Has one seen this before?  Indeed one has.  Fiona Shaw’s Richard II was
also a joke performance, deliberately sending up the world of the play
with all its foolish masculine values.  Whether skipping about the stage
like Peter Pan, delivering her lines with comic exaggeration, or
pretending to cower behind her throne before popping out with an
“only-kidding” grin, Ms.  Shaw’s every action seemed to proclaim the
idiocy of kingship, men and Shakespeare’s play.  Postmodernists love
this sort of thing; and I admit that it can be fascinating for about a
half-hour.  It may even have a certain apparent rightness.  Richard II
was unfit to be a king; Fiona Shaw was unfit to play Richard; why
shouldn’t the actor stand outside her role and mock her own miscasting?
Iago is (arguably) a gay jokester who (inarguably) believes in no
positive human values; Derrah is a gay comedian unable to connect with
high tragedy; why shouldn’t the actor treat his assignment as a camp
charade?

These questions are ultimately rhetorical, since one cannot sustain a
three-hour performance on the energy of condescension alone.  Once the
novelty of subversion wears off, the audience begins to long for some
seriousness and commitment from the actor.  Instead they are given
repeated servings of triviality, fatuity and inconsequence.  As the play
increases in narrative urgency, dramatic pressure and tragic depth, the
postmodern actor continues to float, skip and dither through the
proceedings, a graffito being scrawled over a masterpiece.  The other
actors, unaware of the joke or unamused by it, struggle valiantly to
give genuine performances even as their would-be colleague renders their
efforts useless.  (Michael Bryant, who played York in the Fiona Shaw
Richard, was visibly unhappy with the production and could do nothing
with his potentially rich supporting role.)  A cloud of disgust and
resignation settles over the audience.  If the actor doesn’t care, why
should they?  And if that’s the point, why bother to attend the
performance?  Better to stay at home, save their money and drive the
theater company into the non-existence that it seems to crave.

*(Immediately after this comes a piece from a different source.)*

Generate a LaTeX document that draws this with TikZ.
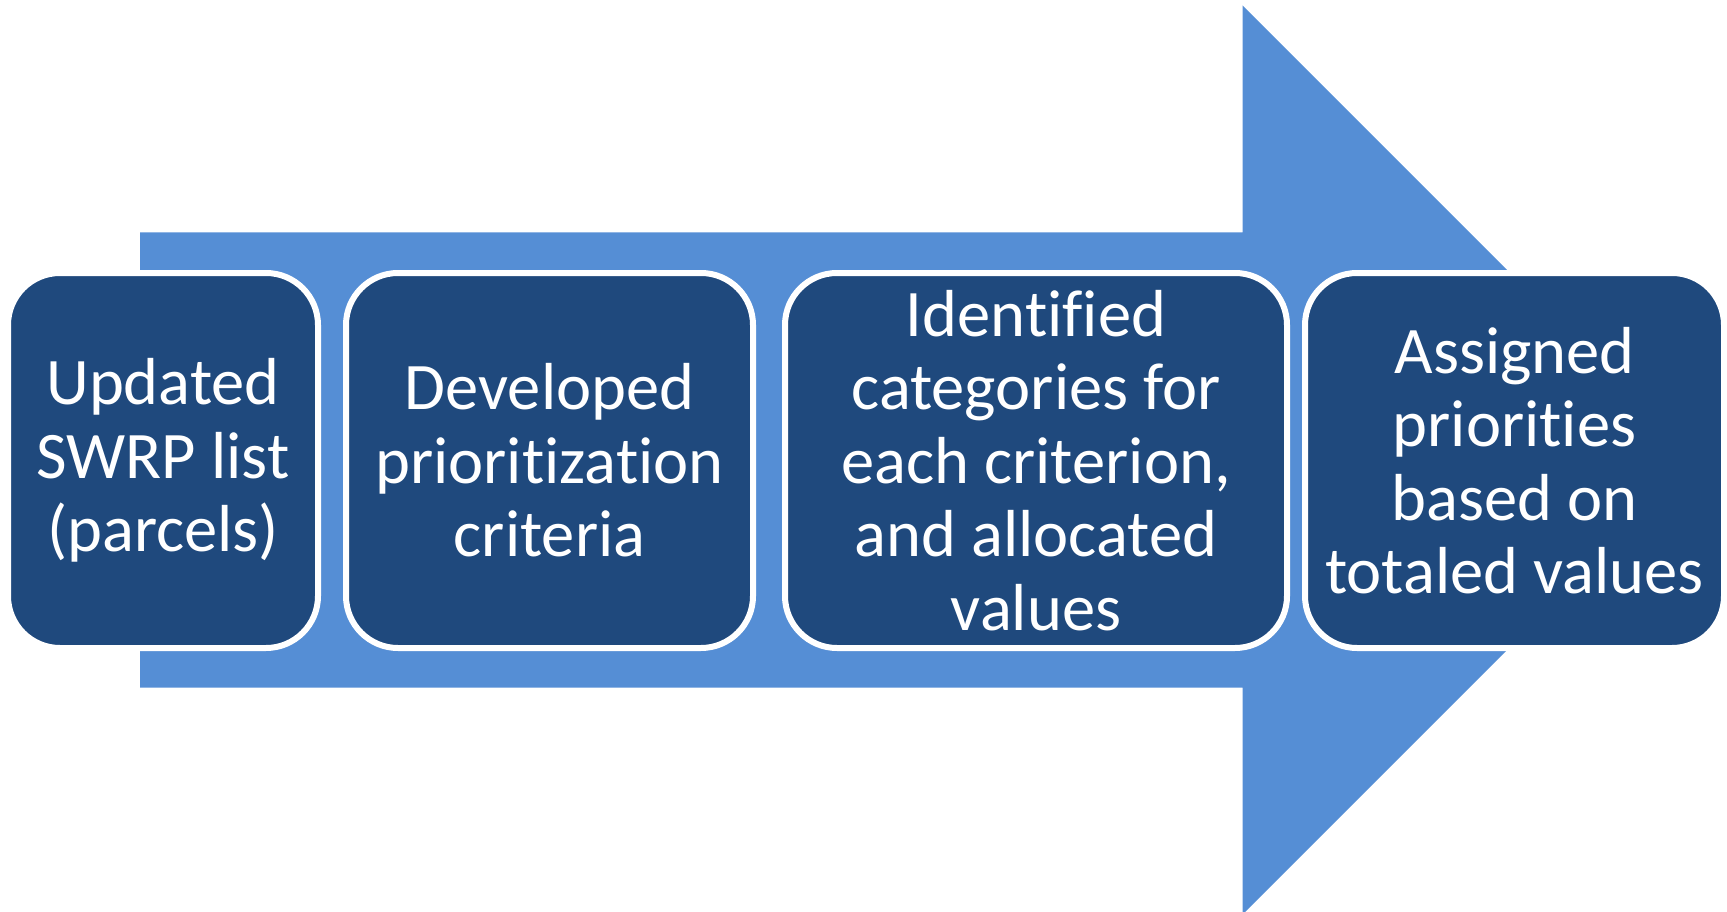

There is nothing more to say, except that Derrah’s fey meanderings make
even less sense with the obsessively-scheming Iago than they might with
another character.  If the Ensign truly cares about nothing, he would
hardly possess the energy, will and attention-span to formulate his
plots, let alone follow through on them.  One half-expects Derrah’s Iago
to cry “April Fool!” some three minutes into the Temptation Scene before
dancing away with a giggle.  And what’s he then that says he plays the
villain?  No one at all, I’m afraid.